Image: NASA, ESA, CSA, Alyssa Pagan (STScI); Science: ERS 1386 Team, Aarynn Carter (UC Santa Cruz)

Many of the "images" of exoplanets that you may see are actually artist's concepts. They are depictions of what a planet might look like based on scientific data. While it is possible to take pictures of some exoplanets, planets near bright stars are just too dim to image without blocking the starlight.

Despite this difficulty, Webb has successfully imaged exoplanets. Both of Webb's imagers, NIRCam (Near-Infrared Camera) and MIRI have devices known as coronagraphs, which are tiny masks that block out starlight so that we can see the planet.
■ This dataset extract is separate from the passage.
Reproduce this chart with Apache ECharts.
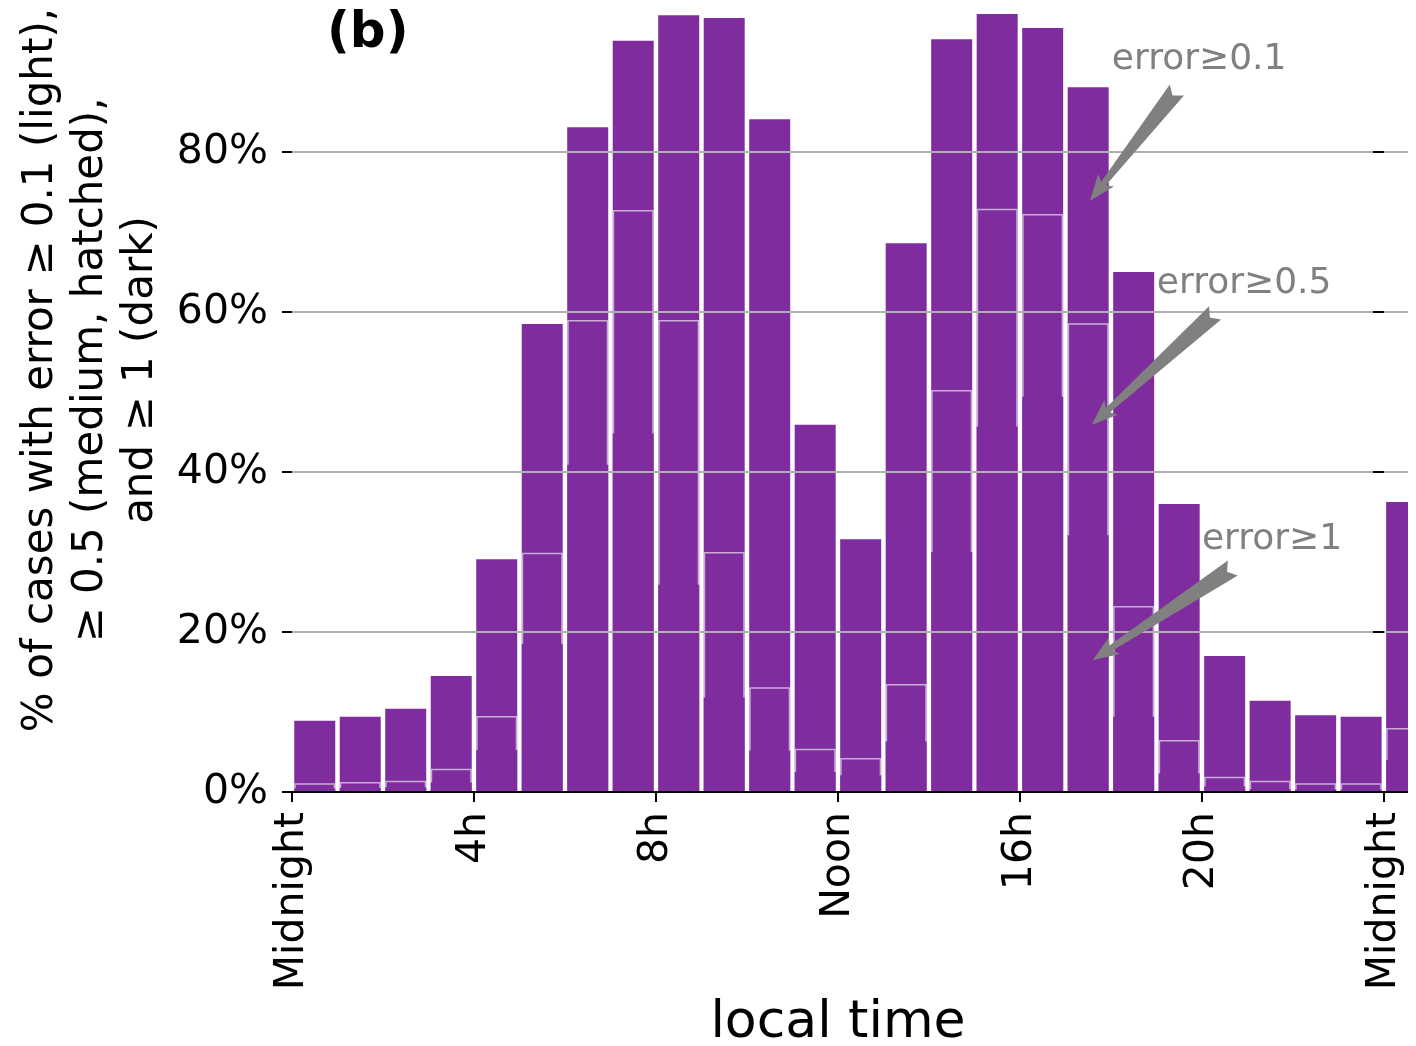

Other direct imaging modes require researchers to subtract the known shape of a point-like star as seen through Webb's mirrors and other optics to reveal the light from the faint planet.
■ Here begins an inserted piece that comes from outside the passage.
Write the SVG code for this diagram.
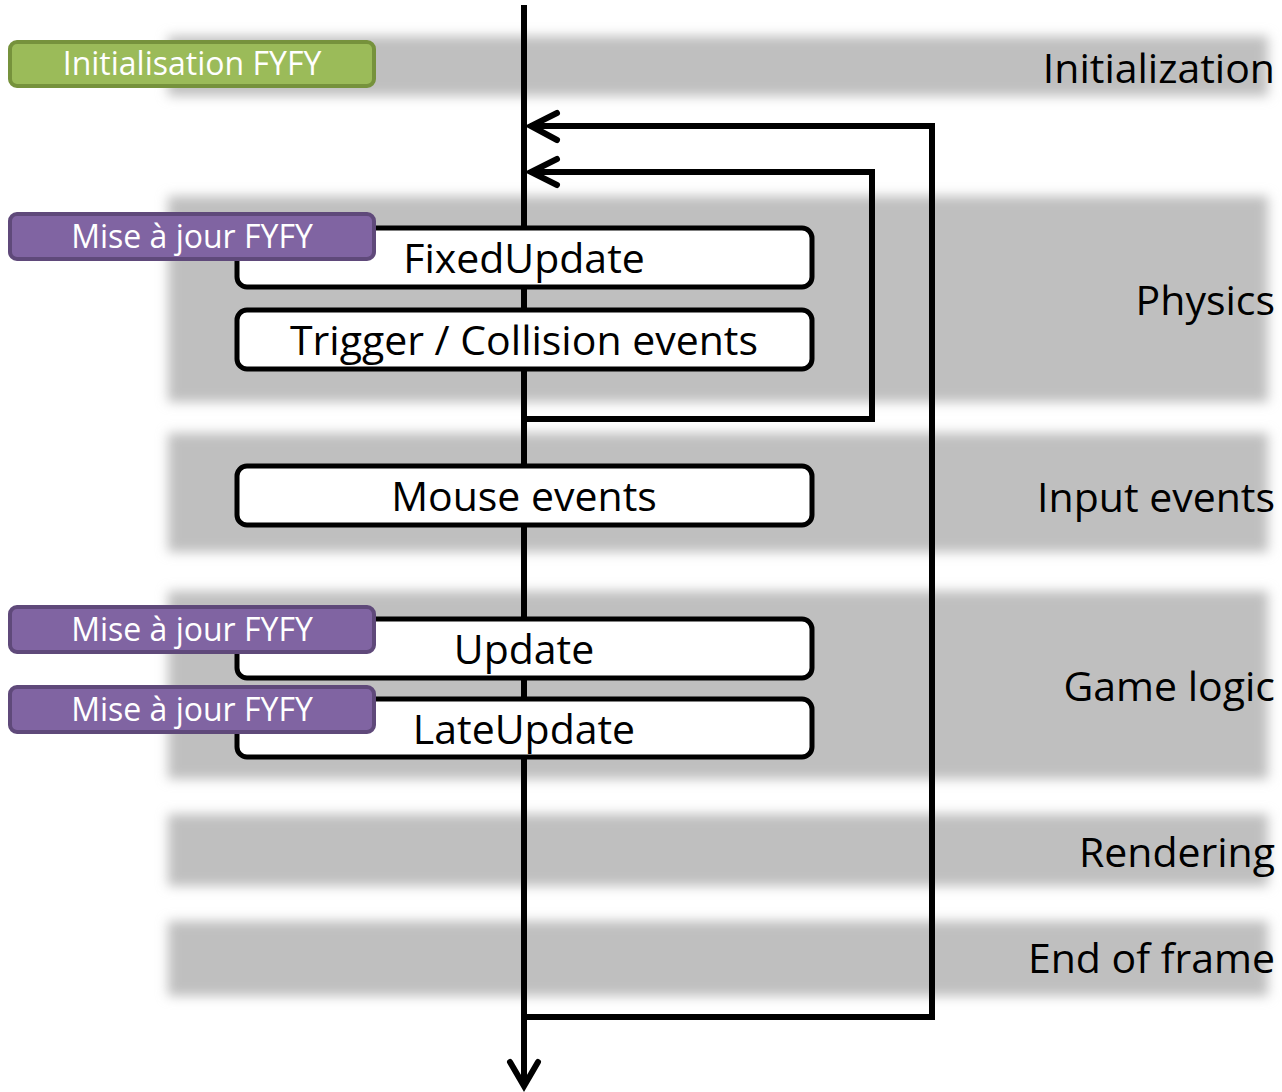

Webb's first direct image of an exoplanet was taken of HIP 65426 b, a gas giant. It is about 100 times farther from its parent star than Earth is from the Sun. This distance makes it easy for Webb to separate the planet from the star using a coronagraph, which allowed Webb to take direct images of HIP 65426 b in multiple infrared wavelengths.
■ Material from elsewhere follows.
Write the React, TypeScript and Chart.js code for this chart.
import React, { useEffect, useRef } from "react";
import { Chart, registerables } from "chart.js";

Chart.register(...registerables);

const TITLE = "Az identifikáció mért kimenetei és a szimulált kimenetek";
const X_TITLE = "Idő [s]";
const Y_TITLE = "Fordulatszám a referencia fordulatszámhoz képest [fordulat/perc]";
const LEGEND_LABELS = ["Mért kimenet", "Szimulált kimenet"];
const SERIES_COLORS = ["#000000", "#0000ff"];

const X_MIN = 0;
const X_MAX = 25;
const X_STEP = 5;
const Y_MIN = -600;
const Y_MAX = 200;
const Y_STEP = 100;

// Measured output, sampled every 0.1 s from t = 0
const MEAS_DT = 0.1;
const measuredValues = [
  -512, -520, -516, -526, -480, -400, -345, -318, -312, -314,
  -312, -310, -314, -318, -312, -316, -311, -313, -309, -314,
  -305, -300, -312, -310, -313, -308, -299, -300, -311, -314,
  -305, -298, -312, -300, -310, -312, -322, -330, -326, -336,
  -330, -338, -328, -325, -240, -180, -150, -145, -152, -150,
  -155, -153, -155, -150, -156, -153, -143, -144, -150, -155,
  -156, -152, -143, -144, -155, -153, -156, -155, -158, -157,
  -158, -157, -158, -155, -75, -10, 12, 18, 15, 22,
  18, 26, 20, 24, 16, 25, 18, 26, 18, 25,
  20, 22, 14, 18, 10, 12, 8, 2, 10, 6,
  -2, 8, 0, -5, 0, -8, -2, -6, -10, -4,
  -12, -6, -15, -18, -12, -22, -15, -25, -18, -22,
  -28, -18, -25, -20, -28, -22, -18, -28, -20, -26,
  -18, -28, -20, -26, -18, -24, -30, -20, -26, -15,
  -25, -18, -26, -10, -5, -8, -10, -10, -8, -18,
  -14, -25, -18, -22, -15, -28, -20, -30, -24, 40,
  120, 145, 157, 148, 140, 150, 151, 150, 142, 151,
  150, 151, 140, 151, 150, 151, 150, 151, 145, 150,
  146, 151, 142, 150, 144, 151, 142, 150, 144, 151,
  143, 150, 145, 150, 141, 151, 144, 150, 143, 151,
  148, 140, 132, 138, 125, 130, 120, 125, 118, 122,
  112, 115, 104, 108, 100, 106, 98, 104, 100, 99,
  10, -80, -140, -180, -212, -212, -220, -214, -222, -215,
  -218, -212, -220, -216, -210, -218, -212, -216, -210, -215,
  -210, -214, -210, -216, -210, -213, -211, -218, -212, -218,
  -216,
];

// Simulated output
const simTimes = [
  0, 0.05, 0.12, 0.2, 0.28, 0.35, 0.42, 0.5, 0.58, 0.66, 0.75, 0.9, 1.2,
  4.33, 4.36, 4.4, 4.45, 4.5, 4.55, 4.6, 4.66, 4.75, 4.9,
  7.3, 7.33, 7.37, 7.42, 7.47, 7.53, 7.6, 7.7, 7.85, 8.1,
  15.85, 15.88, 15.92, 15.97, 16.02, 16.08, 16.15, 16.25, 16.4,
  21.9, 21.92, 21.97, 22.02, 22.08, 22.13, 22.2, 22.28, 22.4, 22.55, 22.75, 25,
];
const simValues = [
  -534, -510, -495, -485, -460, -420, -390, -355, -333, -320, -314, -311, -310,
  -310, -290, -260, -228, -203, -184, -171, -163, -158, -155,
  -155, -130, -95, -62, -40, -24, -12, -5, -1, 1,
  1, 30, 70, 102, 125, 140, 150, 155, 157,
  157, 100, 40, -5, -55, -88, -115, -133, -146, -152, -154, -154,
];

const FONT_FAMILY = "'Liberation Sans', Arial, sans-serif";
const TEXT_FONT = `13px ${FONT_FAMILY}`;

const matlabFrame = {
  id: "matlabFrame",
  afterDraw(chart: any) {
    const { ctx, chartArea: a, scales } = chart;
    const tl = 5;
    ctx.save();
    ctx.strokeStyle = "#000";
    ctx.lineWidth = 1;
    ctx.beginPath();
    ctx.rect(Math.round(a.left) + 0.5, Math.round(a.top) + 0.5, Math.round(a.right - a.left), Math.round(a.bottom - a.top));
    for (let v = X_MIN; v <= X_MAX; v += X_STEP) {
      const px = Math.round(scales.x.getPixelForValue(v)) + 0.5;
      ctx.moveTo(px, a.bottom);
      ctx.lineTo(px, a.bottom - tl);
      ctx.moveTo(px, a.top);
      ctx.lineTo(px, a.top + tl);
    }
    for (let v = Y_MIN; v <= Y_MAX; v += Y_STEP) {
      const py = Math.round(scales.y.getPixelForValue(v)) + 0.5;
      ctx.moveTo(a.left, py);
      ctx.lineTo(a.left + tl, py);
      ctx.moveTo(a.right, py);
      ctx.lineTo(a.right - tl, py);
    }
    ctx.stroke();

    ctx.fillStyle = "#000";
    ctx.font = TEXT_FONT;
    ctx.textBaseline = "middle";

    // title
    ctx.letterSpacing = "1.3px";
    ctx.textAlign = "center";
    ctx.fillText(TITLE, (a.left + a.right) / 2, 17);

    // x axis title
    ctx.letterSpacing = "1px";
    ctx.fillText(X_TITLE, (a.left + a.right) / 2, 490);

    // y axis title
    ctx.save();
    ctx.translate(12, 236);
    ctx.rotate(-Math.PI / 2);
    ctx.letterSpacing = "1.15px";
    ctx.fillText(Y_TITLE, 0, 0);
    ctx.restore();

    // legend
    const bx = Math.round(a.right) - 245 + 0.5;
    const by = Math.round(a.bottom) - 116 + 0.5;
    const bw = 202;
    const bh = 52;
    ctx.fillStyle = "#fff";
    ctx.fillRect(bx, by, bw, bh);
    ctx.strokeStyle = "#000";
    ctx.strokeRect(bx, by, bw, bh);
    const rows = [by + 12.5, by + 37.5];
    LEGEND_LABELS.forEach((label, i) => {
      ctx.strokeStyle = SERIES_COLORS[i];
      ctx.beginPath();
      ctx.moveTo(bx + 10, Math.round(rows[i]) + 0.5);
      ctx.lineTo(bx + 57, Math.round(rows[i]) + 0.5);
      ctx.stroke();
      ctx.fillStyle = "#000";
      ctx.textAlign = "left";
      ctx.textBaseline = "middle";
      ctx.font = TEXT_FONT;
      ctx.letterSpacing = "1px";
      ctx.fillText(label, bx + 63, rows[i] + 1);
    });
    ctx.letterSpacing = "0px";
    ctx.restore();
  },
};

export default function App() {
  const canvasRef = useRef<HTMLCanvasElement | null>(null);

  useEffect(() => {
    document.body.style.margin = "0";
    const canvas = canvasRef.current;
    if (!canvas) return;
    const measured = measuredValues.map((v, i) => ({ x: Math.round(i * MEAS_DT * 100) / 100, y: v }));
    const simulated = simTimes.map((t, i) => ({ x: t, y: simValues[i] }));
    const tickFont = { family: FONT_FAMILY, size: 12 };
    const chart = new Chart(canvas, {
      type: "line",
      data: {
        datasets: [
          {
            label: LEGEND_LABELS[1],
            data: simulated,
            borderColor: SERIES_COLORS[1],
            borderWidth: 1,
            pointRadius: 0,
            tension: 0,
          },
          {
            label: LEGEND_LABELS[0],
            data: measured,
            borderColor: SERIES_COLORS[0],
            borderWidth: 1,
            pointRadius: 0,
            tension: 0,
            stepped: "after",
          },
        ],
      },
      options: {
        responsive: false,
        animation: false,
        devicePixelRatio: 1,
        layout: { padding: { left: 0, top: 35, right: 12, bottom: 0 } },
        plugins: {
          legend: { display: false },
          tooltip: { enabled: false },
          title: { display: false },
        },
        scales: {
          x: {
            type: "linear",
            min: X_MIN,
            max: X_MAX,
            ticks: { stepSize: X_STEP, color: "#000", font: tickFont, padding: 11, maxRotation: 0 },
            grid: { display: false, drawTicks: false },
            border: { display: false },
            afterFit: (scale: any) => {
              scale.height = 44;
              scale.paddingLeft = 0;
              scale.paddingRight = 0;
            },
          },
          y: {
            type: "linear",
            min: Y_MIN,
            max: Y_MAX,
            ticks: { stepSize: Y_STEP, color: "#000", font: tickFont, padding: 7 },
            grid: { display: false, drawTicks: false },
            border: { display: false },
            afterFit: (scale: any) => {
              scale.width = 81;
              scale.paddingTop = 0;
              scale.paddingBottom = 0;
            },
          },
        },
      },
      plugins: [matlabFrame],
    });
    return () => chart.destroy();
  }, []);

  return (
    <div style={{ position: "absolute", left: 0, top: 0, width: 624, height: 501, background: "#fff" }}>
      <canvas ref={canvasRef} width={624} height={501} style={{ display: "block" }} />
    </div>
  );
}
What's Next for Webb in Exoplanet Research?

The James Webb Space Telescope has ushered in a new era in exoplanet research. To learn about the diversity of exoplanets and their atmospheres, Webb is continuing to study a range of exoplanets, from hot Jupiters to small rocky planets. As Webb deepens our understanding of exoplanet systems, we are able to better understand our own solar system. This includes the details of how planetary atmospheres form and evolve over time, what separates gas giants from Neptune-like and rocky planets, and how the unique conditions of each planet and star system shape their physical and chemical properties.

Exciting discoveries of molecules such as methane on K2-18, further our discussions of potentially habitable worlds. Astronomers plan to use the full suite of Webb's instruments to study exoplanets like these, which are abundant in methane, carbon dioxide, and water, and may be promising places to search for evidence of habitability.

Hubble is also continuing to gather new data, obtaining ultraviolet and visible light images and spectra of the host stars, which will us understand how they affect their exoplanets. Further, NASA's upcoming Nancy Grace Roman Space Telescope, will help Webb and Hubble by surveying large swaths of sky to detect a wide-range of worlds, from the mysterious super-Earths and sub-Neptunes to familiar terrestrial planets perhaps similar to our own.